→ **TASK DETAILS**
Repeat the material below word for word and leave out all pictures.

→ **DATA**
———

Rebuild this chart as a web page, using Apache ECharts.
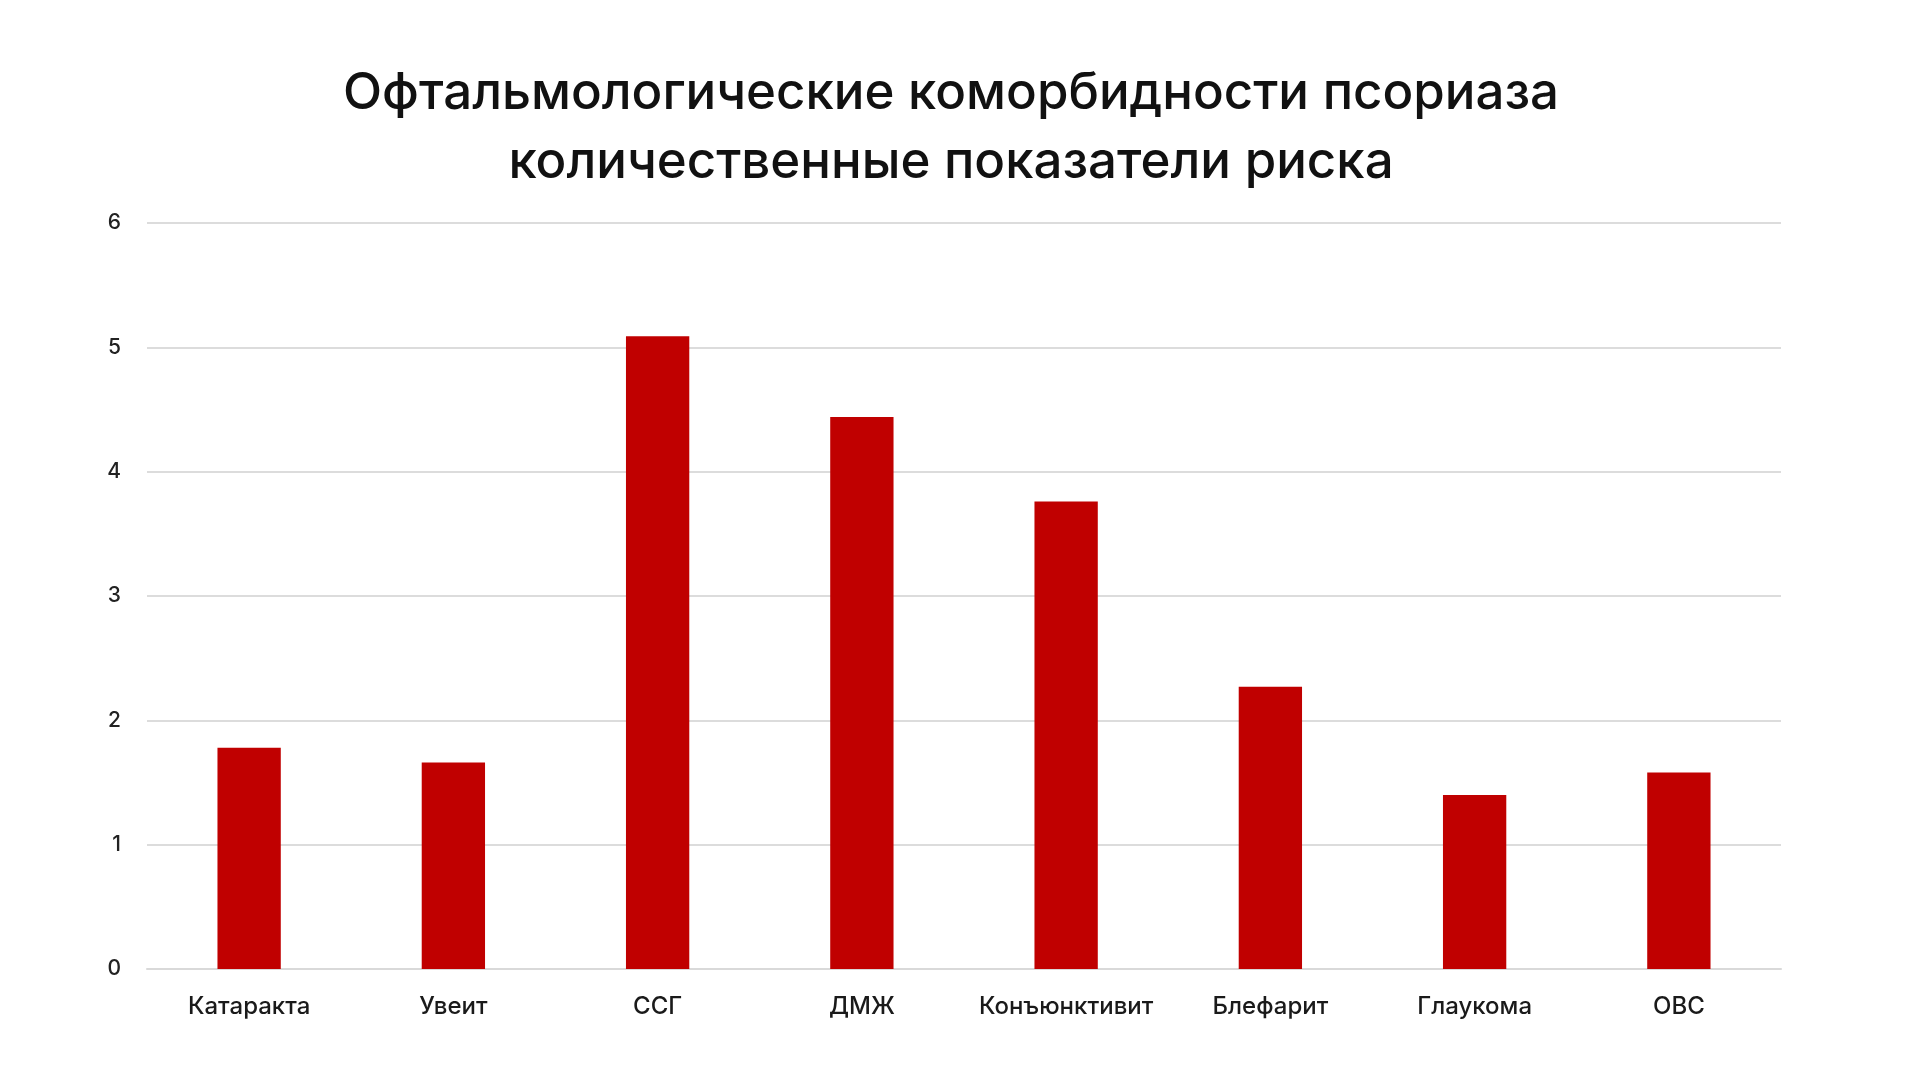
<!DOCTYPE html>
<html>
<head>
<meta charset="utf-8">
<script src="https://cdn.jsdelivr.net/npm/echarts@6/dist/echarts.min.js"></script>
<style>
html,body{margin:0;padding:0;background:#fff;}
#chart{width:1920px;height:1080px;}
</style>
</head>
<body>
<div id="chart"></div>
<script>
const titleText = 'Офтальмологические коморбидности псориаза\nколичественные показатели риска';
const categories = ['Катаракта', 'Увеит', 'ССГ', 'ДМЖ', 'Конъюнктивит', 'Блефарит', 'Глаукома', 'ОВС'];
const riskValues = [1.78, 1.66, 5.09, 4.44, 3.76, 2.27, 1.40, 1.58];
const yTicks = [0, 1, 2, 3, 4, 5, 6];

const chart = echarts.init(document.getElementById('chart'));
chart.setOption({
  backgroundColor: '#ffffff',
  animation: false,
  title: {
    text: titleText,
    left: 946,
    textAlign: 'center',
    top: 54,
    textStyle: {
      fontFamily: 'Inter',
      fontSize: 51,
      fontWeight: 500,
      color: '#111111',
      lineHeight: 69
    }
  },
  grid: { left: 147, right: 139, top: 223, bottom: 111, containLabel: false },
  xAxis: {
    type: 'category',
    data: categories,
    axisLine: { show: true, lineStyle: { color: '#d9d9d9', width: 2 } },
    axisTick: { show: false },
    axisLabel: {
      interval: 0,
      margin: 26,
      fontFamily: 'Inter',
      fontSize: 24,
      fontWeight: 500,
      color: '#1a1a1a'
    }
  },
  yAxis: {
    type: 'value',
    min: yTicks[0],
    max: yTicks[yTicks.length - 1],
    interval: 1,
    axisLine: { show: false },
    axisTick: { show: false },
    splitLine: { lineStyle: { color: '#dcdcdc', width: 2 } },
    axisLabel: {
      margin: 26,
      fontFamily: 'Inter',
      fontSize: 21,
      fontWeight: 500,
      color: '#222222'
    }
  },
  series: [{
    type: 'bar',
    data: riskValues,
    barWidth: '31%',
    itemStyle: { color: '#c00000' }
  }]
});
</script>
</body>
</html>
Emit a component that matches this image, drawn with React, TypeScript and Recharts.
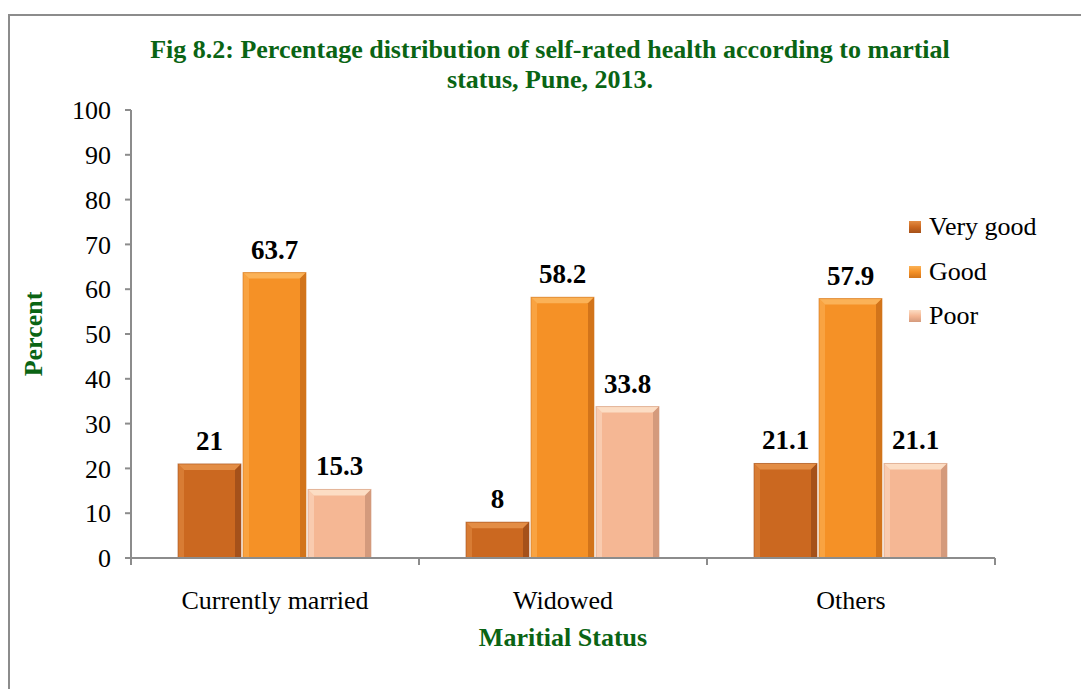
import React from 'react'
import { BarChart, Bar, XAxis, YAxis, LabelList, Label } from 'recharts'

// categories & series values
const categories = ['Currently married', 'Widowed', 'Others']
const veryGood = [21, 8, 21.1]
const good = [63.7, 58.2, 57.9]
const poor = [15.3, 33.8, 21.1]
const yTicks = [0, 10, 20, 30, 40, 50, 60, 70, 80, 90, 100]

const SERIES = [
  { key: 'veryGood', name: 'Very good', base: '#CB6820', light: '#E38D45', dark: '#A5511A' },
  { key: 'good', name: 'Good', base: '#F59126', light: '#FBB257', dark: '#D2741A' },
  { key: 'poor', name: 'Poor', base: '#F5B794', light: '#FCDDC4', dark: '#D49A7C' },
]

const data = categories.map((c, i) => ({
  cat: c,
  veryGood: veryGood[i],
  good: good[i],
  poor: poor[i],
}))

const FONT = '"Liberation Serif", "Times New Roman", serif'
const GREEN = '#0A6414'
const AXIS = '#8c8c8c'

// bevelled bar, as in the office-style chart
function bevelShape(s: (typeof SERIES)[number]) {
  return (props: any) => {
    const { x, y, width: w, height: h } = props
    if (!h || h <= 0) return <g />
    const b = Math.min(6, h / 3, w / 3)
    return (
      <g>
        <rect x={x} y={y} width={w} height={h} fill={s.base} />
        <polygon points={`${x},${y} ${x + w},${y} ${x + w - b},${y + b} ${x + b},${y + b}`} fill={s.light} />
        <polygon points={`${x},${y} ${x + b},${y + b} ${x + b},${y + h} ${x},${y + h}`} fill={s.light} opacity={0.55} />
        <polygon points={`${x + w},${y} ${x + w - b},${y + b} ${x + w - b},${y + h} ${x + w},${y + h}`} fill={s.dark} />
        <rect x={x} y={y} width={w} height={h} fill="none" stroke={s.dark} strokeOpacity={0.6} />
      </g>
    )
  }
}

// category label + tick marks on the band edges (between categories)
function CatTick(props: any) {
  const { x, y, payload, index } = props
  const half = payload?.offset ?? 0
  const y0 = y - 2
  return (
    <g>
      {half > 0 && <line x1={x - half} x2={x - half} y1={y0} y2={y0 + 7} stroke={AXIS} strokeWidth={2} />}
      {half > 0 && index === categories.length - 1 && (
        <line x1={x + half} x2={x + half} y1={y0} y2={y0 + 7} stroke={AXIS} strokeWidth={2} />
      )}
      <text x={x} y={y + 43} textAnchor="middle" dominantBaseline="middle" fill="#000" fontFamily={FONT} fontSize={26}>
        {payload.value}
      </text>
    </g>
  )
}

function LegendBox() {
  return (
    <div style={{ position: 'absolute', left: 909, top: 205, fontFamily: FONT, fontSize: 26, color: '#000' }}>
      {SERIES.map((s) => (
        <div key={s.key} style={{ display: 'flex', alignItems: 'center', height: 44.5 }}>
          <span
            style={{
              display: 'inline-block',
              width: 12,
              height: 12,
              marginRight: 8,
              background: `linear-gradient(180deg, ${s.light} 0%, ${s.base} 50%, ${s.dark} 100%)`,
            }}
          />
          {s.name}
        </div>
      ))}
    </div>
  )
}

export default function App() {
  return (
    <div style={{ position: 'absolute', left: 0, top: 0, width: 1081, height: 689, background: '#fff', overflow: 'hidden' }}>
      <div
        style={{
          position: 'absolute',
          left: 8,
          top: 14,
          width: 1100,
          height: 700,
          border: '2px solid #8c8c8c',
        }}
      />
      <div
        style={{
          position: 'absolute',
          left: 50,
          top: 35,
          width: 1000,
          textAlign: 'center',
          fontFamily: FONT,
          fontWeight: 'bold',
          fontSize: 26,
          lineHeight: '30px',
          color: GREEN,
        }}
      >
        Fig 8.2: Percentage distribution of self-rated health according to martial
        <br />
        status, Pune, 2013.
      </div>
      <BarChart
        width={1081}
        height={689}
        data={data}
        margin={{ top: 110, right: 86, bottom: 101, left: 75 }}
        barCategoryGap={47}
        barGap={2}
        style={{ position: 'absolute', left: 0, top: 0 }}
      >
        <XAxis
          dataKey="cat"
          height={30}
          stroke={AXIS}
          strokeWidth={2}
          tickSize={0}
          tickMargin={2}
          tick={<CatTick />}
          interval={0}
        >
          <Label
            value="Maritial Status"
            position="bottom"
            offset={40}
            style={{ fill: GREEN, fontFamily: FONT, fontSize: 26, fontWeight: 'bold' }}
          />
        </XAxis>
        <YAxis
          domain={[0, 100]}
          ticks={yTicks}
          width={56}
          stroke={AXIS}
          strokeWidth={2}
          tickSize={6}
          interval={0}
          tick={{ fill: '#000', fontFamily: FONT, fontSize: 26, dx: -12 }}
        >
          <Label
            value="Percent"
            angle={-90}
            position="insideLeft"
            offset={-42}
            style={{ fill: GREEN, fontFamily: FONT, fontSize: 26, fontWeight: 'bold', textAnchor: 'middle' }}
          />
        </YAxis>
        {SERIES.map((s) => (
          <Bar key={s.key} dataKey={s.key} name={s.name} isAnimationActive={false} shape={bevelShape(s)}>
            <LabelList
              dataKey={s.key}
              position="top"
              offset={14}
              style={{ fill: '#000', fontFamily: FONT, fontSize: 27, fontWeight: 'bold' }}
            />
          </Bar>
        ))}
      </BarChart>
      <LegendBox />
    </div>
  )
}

———

→ **SOLUTION TO THIS EXERCISE**
Rebuild this chart as a web page, using Apache ECharts.
<!DOCTYPE html>
<html>
<head>
<meta charset="utf-8">
<script src="https://cdn.jsdelivr.net/npm/echarts@6/dist/echarts.min.js"></script>
<style>
html,body{margin:0;padding:0;background:#fff;}
#chart{width:1920px;height:1080px;}
</style>
</head>
<body>
<div id="chart"></div>
<script>
const titleText = 'Офтальмологические коморбидности псориаза\nколичественные показатели риска';
const categories = ['Катаракта', 'Увеит', 'ССГ', 'ДМЖ', 'Конъюнктивит', 'Блефарит', 'Глаукома', 'ОВС'];
const riskValues = [1.78, 1.66, 5.09, 4.44, 3.76, 2.27, 1.40, 1.58];
const yTicks = [0, 1, 2, 3, 4, 5, 6];

const chart = echarts.init(document.getElementById('chart'));
chart.setOption({
  backgroundColor: '#ffffff',
  animation: false,
  title: {
    text: titleText,
    left: 946,
    textAlign: 'center',
    top: 54,
    textStyle: {
      fontFamily: 'Inter',
      fontSize: 51,
      fontWeight: 500,
      color: '#111111',
      lineHeight: 69
    }
  },
  grid: { left: 147, right: 139, top: 223, bottom: 111, containLabel: false },
  xAxis: {
    type: 'category',
    data: categories,
    axisLine: { show: true, lineStyle: { color: '#d9d9d9', width: 2 } },
    axisTick: { show: false },
    axisLabel: {
      interval: 0,
      margin: 26,
      fontFamily: 'Inter',
      fontSize: 24,
      fontWeight: 500,
      color: '#1a1a1a'
    }
  },
  yAxis: {
    type: 'value',
    min: yTicks[0],
    max: yTicks[yTicks.length - 1],
    interval: 1,
    axisLine: { show: false },
    axisTick: { show: false },
    splitLine: { lineStyle: { color: '#dcdcdc', width: 2 } },
    axisLabel: {
      margin: 26,
      fontFamily: 'Inter',
      fontSize: 21,
      fontWeight: 500,
      color: '#222222'
    }
  },
  series: [{
    type: 'bar',
    data: riskValues,
    barWidth: '31%',
    itemStyle: { color: '#c00000' }
  }]
});
</script>
</body>
</html>
Emit a component that matches this image, drawn with React, TypeScript and Recharts.
import React from 'react'
import { BarChart, Bar, XAxis, YAxis, LabelList, Label } from 'recharts'

// categories & series values
const categories = ['Currently married', 'Widowed', 'Others']
const veryGood = [21, 8, 21.1]
const good = [63.7, 58.2, 57.9]
const poor = [15.3, 33.8, 21.1]
const yTicks = [0, 10, 20, 30, 40, 50, 60, 70, 80, 90, 100]

const SERIES = [
  { key: 'veryGood', name: 'Very good', base: '#CB6820', light: '#E38D45', dark: '#A5511A' },
  { key: 'good', name: 'Good', base: '#F59126', light: '#FBB257', dark: '#D2741A' },
  { key: 'poor', name: 'Poor', base: '#F5B794', light: '#FCDDC4', dark: '#D49A7C' },
]

const data = categories.map((c, i) => ({
  cat: c,
  veryGood: veryGood[i],
  good: good[i],
  poor: poor[i],
}))

const FONT = '"Liberation Serif", "Times New Roman", serif'
const GREEN = '#0A6414'
const AXIS = '#8c8c8c'

// bevelled bar, as in the office-style chart
function bevelShape(s: (typeof SERIES)[number]) {
  return (props: any) => {
    const { x, y, width: w, height: h } = props
    if (!h || h <= 0) return <g />
    const b = Math.min(6, h / 3, w / 3)
    return (
      <g>
        <rect x={x} y={y} width={w} height={h} fill={s.base} />
        <polygon points={`${x},${y} ${x + w},${y} ${x + w - b},${y + b} ${x + b},${y + b}`} fill={s.light} />
        <polygon points={`${x},${y} ${x + b},${y + b} ${x + b},${y + h} ${x},${y + h}`} fill={s.light} opacity={0.55} />
        <polygon points={`${x + w},${y} ${x + w - b},${y + b} ${x + w - b},${y + h} ${x + w},${y + h}`} fill={s.dark} />
        <rect x={x} y={y} width={w} height={h} fill="none" stroke={s.dark} strokeOpacity={0.6} />
      </g>
    )
  }
}

// category label + tick marks on the band edges (between categories)
function CatTick(props: any) {
  const { x, y, payload, index } = props
  const half = payload?.offset ?? 0
  const y0 = y - 2
  return (
    <g>
      {half > 0 && <line x1={x - half} x2={x - half} y1={y0} y2={y0 + 7} stroke={AXIS} strokeWidth={2} />}
      {half > 0 && index === categories.length - 1 && (
        <line x1={x + half} x2={x + half} y1={y0} y2={y0 + 7} stroke={AXIS} strokeWidth={2} />
      )}
      <text x={x} y={y + 43} textAnchor="middle" dominantBaseline="middle" fill="#000" fontFamily={FONT} fontSize={26}>
        {payload.value}
      </text>
    </g>
  )
}

function LegendBox() {
  return (
    <div style={{ position: 'absolute', left: 909, top: 205, fontFamily: FONT, fontSize: 26, color: '#000' }}>
      {SERIES.map((s) => (
        <div key={s.key} style={{ display: 'flex', alignItems: 'center', height: 44.5 }}>
          <span
            style={{
              display: 'inline-block',
              width: 12,
              height: 12,
              marginRight: 8,
              background: `linear-gradient(180deg, ${s.light} 0%, ${s.base} 50%, ${s.dark} 100%)`,
            }}
          />
          {s.name}
        </div>
      ))}
    </div>
  )
}

export default function App() {
  return (
    <div style={{ position: 'absolute', left: 0, top: 0, width: 1081, height: 689, background: '#fff', overflow: 'hidden' }}>
      <div
        style={{
          position: 'absolute',
          left: 8,
          top: 14,
          width: 1100,
          height: 700,
          border: '2px solid #8c8c8c',
        }}
      />
      <div
        style={{
          position: 'absolute',
          left: 50,
          top: 35,
          width: 1000,
          textAlign: 'center',
          fontFamily: FONT,
          fontWeight: 'bold',
          fontSize: 26,
          lineHeight: '30px',
          color: GREEN,
        }}
      >
        Fig 8.2: Percentage distribution of self-rated health according to martial
        <br />
        status, Pune, 2013.
      </div>
      <BarChart
        width={1081}
        height={689}
        data={data}
        margin={{ top: 110, right: 86, bottom: 101, left: 75 }}
        barCategoryGap={47}
        barGap={2}
        style={{ position: 'absolute', left: 0, top: 0 }}
      >
        <XAxis
          dataKey="cat"
          height={30}
          stroke={AXIS}
          strokeWidth={2}
          tickSize={0}
          tickMargin={2}
          tick={<CatTick />}
          interval={0}
        >
          <Label
            value="Maritial Status"
            position="bottom"
            offset={40}
            style={{ fill: GREEN, fontFamily: FONT, fontSize: 26, fontWeight: 'bold' }}
          />
        </XAxis>
        <YAxis
          domain={[0, 100]}
          ticks={yTicks}
          width={56}
          stroke={AXIS}
          strokeWidth={2}
          tickSize={6}
          interval={0}
          tick={{ fill: '#000', fontFamily: FONT, fontSize: 26, dx: -12 }}
        >
          <Label
            value="Percent"
            angle={-90}
            position="insideLeft"
            offset={-42}
            style={{ fill: GREEN, fontFamily: FONT, fontSize: 26, fontWeight: 'bold', textAnchor: 'middle' }}
          />
        </YAxis>
        {SERIES.map((s) => (
          <Bar key={s.key} dataKey={s.key} name={s.name} isAnimationActive={false} shape={bevelShape(s)}>
            <LabelList
              dataKey={s.key}
              position="top"
              offset={14}
              style={{ fill: '#000', fontFamily: FONT, fontSize: 27, fontWeight: 'bold' }}
            />
          </Bar>
        ))}
      </BarChart>
      <LegendBox />
    </div>
  )
}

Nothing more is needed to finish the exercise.